PARISIAN police have been threatening the lives of homeless migrants by stealing the blankets they use to withstand the freezing cold temperatures in a bid to get them off the city's streets, according to a leading international aid agency.
Doctors Without Borders (Medecins Sans Frontières) claim police in the French capital engaged in "systematic violence" against migrants who were forced to sleep rough, as almost a dozen of them have been treated for dangerously low body-temperatures.
Expressing their anger, the leading charity tweeted: “The police should stop confiscating the covers of migrants sleeping on the streets of Paris.
“These unacceptable practices put the life of migrants in danger: teams from Doctors Without Borders had to look after eight people close to hypothermia."
The charity went on to accuse the police of harassing migrants, waking them up in the middle of the night, using tear gas to disperse them, and not allowing them to sit down as they queued for a place in northern Parisian shelter within the neighbourhood of La Chapelle.

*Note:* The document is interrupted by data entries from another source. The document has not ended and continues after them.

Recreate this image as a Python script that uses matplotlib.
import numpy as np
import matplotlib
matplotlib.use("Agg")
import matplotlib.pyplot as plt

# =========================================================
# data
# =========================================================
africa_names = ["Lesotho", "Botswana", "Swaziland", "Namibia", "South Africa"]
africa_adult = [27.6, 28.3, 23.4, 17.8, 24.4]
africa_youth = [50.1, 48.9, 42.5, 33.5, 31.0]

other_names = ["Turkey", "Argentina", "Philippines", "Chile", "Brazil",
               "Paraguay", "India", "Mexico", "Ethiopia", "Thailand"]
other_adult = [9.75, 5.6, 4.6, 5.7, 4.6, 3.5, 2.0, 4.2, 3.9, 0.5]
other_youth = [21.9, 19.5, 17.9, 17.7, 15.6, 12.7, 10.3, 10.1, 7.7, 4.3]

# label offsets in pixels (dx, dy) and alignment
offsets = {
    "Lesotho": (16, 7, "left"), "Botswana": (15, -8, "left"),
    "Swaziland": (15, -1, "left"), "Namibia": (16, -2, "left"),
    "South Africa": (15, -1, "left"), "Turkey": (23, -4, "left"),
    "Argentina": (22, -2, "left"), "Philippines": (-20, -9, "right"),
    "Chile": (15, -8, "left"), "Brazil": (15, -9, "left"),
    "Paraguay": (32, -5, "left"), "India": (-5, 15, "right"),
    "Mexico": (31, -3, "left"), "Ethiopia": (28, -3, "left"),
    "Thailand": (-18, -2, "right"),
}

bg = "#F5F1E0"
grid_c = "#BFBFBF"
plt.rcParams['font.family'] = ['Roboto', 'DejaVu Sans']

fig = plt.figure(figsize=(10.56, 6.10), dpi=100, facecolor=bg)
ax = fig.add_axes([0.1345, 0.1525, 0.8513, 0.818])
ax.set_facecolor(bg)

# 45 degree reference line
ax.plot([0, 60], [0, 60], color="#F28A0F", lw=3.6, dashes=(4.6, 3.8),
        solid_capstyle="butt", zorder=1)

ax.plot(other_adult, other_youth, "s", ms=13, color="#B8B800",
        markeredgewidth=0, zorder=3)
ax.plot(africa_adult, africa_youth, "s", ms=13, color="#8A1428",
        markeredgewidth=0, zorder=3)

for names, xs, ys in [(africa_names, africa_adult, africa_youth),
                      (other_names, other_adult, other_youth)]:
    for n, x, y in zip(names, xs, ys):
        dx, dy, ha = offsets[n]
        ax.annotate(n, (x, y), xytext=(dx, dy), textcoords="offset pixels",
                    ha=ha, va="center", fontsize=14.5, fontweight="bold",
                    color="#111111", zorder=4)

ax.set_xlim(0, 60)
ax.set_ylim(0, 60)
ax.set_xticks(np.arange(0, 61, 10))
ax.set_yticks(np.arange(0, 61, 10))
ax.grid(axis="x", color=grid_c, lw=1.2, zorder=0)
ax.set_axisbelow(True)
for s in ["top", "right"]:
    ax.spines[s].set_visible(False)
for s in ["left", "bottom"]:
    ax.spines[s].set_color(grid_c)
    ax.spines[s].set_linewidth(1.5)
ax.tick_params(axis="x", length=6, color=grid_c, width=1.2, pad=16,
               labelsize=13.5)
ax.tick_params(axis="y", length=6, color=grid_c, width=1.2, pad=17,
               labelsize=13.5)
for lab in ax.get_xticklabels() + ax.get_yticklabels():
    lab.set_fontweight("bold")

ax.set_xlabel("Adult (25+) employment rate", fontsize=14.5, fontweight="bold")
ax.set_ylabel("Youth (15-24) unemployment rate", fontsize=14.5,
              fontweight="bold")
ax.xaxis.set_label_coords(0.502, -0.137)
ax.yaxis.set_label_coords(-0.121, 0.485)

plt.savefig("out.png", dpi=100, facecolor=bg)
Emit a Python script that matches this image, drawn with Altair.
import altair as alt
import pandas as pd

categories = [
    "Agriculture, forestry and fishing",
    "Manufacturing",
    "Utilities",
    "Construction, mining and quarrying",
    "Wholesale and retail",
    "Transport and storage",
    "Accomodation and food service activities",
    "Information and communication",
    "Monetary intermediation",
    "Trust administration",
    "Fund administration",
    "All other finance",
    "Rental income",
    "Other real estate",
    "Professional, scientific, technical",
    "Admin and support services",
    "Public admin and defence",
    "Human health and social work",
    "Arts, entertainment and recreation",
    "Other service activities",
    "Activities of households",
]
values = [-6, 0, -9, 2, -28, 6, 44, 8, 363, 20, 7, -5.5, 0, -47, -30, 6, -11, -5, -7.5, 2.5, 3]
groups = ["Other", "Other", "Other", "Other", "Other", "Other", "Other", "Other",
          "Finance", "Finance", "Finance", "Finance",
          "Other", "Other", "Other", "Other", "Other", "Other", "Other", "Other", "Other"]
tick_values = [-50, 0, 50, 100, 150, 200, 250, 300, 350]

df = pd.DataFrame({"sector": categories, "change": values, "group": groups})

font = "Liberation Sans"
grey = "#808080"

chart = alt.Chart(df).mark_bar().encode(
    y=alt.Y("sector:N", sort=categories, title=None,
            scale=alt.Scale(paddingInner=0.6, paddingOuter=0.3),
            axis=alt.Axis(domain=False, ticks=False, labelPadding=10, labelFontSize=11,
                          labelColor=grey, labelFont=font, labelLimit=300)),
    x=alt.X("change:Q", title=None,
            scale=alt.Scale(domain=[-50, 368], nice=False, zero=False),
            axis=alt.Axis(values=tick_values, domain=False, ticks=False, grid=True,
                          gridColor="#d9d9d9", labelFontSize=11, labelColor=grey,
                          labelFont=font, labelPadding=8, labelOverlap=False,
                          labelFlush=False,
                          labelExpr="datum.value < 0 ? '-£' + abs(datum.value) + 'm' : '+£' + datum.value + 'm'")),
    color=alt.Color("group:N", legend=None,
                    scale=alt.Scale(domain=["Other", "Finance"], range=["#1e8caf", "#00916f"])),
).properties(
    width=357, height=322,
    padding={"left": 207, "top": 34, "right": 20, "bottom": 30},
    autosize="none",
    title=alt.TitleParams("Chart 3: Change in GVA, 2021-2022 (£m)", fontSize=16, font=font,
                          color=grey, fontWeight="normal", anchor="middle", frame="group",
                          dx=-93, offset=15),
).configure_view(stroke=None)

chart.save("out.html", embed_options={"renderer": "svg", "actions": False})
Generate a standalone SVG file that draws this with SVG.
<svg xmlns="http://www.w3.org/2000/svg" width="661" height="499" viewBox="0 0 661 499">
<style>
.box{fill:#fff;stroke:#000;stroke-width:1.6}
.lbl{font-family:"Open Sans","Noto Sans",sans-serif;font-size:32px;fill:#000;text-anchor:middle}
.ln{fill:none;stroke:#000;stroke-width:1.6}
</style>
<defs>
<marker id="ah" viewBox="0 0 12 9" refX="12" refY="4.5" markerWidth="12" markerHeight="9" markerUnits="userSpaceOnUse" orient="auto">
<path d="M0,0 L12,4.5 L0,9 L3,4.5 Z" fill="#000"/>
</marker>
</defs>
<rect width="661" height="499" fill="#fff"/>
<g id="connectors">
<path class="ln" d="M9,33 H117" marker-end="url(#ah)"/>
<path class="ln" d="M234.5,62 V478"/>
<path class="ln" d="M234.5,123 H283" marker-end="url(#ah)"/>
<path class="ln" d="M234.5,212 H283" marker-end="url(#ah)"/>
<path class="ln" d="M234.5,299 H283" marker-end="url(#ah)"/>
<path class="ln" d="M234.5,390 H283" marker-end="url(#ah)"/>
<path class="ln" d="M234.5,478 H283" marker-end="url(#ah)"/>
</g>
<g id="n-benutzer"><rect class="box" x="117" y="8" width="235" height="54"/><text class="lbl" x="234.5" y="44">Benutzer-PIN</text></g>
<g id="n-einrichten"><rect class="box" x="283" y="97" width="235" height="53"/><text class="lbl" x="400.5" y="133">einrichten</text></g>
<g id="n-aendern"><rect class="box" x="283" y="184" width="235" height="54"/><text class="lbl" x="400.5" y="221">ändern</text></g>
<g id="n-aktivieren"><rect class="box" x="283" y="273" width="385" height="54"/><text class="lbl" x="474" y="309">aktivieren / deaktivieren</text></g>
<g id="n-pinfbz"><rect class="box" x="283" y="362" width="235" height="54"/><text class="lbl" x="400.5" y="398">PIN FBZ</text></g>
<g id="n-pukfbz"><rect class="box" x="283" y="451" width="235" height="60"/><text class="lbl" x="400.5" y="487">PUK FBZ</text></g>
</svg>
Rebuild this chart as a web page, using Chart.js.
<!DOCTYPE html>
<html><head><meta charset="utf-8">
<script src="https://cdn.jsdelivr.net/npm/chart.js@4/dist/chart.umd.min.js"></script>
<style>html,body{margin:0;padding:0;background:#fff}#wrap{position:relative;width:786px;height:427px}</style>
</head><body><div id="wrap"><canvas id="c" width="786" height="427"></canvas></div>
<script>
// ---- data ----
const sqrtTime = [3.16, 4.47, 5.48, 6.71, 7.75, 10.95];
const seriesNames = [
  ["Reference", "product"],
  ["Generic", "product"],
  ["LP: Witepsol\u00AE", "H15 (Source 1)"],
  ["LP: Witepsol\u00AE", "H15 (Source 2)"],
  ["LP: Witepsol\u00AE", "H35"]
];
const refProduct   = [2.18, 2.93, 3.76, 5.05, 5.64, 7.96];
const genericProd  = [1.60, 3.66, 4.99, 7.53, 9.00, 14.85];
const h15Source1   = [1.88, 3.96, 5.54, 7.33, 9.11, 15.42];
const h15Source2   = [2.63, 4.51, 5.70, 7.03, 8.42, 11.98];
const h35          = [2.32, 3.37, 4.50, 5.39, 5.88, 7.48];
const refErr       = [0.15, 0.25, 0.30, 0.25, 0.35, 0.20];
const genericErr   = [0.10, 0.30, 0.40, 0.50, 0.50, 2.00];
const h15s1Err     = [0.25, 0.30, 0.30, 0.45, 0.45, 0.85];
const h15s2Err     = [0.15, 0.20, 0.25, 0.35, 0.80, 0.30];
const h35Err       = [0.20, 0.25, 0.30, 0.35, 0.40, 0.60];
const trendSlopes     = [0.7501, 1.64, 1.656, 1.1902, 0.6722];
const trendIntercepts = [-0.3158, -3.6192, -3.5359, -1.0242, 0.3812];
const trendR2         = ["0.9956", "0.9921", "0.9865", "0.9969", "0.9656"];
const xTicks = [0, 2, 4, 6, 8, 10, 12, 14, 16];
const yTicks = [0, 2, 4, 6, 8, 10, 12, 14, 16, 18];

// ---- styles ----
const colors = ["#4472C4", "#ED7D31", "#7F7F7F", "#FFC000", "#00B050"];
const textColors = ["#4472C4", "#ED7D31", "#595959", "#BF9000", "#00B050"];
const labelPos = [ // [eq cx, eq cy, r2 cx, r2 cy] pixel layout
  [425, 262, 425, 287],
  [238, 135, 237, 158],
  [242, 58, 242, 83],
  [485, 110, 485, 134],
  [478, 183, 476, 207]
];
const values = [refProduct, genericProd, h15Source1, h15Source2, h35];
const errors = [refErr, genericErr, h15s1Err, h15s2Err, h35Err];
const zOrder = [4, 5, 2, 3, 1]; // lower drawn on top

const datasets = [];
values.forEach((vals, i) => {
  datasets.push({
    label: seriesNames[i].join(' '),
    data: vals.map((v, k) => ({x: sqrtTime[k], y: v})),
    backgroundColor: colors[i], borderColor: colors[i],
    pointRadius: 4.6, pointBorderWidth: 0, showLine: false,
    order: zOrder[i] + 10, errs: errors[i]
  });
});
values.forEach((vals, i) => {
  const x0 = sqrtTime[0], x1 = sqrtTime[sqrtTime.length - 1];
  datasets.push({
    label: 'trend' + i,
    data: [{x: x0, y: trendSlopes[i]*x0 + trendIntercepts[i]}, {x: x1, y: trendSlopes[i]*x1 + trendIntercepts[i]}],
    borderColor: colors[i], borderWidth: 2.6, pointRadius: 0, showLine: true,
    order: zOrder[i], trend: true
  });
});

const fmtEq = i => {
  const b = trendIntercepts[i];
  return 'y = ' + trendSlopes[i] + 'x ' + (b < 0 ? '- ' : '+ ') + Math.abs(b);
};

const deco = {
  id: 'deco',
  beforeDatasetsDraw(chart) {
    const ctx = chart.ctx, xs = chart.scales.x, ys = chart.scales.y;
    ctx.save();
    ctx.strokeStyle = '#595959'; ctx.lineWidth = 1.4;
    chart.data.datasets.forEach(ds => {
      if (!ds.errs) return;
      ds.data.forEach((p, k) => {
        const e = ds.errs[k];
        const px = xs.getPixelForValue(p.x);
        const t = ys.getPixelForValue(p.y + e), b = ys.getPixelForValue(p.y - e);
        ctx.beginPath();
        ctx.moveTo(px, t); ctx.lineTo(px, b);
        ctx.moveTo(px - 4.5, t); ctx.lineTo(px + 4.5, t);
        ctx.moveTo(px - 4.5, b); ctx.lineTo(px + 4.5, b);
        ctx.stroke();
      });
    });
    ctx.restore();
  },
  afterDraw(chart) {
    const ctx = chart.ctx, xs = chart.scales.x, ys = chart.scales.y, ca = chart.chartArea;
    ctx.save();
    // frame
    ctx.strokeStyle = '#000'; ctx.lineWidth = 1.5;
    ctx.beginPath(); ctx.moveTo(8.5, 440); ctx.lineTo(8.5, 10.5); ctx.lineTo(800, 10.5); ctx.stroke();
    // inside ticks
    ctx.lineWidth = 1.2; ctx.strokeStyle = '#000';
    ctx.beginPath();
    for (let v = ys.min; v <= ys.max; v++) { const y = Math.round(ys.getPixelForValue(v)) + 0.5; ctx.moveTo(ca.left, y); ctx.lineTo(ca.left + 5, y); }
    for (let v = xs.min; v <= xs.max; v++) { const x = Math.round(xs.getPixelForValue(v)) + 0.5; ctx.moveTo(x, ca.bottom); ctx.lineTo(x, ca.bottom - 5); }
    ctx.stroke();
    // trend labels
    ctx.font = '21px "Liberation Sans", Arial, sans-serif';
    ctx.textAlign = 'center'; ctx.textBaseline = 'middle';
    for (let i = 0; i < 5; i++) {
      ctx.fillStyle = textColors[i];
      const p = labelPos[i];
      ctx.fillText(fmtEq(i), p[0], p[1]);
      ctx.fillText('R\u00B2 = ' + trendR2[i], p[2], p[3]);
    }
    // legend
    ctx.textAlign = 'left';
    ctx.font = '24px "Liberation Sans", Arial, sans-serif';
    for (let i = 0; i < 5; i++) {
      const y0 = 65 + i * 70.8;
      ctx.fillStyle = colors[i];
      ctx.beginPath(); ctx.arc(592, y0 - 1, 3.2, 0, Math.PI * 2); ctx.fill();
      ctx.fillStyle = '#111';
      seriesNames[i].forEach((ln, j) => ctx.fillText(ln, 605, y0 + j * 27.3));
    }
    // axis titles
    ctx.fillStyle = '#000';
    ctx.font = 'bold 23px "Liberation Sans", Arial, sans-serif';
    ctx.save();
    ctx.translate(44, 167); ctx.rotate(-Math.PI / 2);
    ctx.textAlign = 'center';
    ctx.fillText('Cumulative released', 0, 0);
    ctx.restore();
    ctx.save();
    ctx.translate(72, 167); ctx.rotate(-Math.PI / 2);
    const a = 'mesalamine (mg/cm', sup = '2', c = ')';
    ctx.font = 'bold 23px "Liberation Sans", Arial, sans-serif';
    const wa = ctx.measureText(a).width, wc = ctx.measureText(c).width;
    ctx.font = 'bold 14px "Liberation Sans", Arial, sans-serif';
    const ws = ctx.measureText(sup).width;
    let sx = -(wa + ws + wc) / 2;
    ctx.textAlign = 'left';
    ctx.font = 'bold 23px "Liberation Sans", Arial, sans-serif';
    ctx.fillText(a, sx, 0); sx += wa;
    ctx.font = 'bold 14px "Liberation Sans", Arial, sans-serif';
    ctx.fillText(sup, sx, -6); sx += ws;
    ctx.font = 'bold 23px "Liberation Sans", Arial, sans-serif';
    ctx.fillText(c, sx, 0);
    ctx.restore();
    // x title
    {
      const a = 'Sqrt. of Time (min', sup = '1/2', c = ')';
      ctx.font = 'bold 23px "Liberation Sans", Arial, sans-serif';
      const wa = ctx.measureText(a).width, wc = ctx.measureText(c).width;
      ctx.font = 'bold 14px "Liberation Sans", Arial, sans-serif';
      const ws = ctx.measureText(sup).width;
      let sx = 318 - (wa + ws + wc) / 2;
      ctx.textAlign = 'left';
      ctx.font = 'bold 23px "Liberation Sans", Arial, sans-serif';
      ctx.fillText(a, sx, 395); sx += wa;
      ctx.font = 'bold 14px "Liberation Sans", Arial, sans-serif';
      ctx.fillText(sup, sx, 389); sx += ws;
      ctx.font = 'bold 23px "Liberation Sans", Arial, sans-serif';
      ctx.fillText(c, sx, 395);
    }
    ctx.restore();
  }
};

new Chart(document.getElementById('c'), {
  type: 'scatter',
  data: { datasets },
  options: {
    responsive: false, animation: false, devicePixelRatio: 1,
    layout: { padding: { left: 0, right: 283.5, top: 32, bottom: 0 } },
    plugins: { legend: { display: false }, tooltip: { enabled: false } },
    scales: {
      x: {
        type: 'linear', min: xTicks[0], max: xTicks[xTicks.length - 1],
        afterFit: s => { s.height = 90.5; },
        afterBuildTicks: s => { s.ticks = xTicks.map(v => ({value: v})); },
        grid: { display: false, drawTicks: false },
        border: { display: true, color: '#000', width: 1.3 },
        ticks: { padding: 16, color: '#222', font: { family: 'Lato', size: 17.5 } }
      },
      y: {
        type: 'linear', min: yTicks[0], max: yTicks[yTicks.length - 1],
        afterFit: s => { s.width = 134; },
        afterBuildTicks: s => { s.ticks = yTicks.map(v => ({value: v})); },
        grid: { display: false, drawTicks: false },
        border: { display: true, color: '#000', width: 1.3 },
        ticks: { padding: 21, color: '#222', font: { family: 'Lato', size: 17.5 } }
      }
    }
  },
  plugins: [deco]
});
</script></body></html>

The accusations came shortly after Frontex, a border agency, revealed more than 500,000 migrants illegally crossed European borders last
year.
Bruno Le Roux, the French Interior Minister, defended the Parisian police operation and called for an end to police work being forced to endure a “national sport of questioning”.
Mr Le Roux added: “I absolutely do not share this vision. What the police force is doing today is providing shelter for vulnerable people.”
Although Paris launched its first humanitarian centre for migrants in November, weeks after the jungle camp was closed, Corinne Torre, a programme coordinator from MSF, condemned the police and told the Independent: “In the heart of winter, public powers should be able to provide shelter for all migrants, as a matter of urgency.
“Instead, the forces of order confiscate their covers or force them to stay standing in a waiting line for hours, in a ridiculous bid to remove this population in distress from public view. This denial of reality through the use of violence must stop.”
Since the Jungle camp was out down the government announced a zero tolerance policy to roadside shelters, enforced by the fencing off of many areas and a heightened police presence.
A Paris police source claimed his force was simply following orders to keep the city free of illegal camps.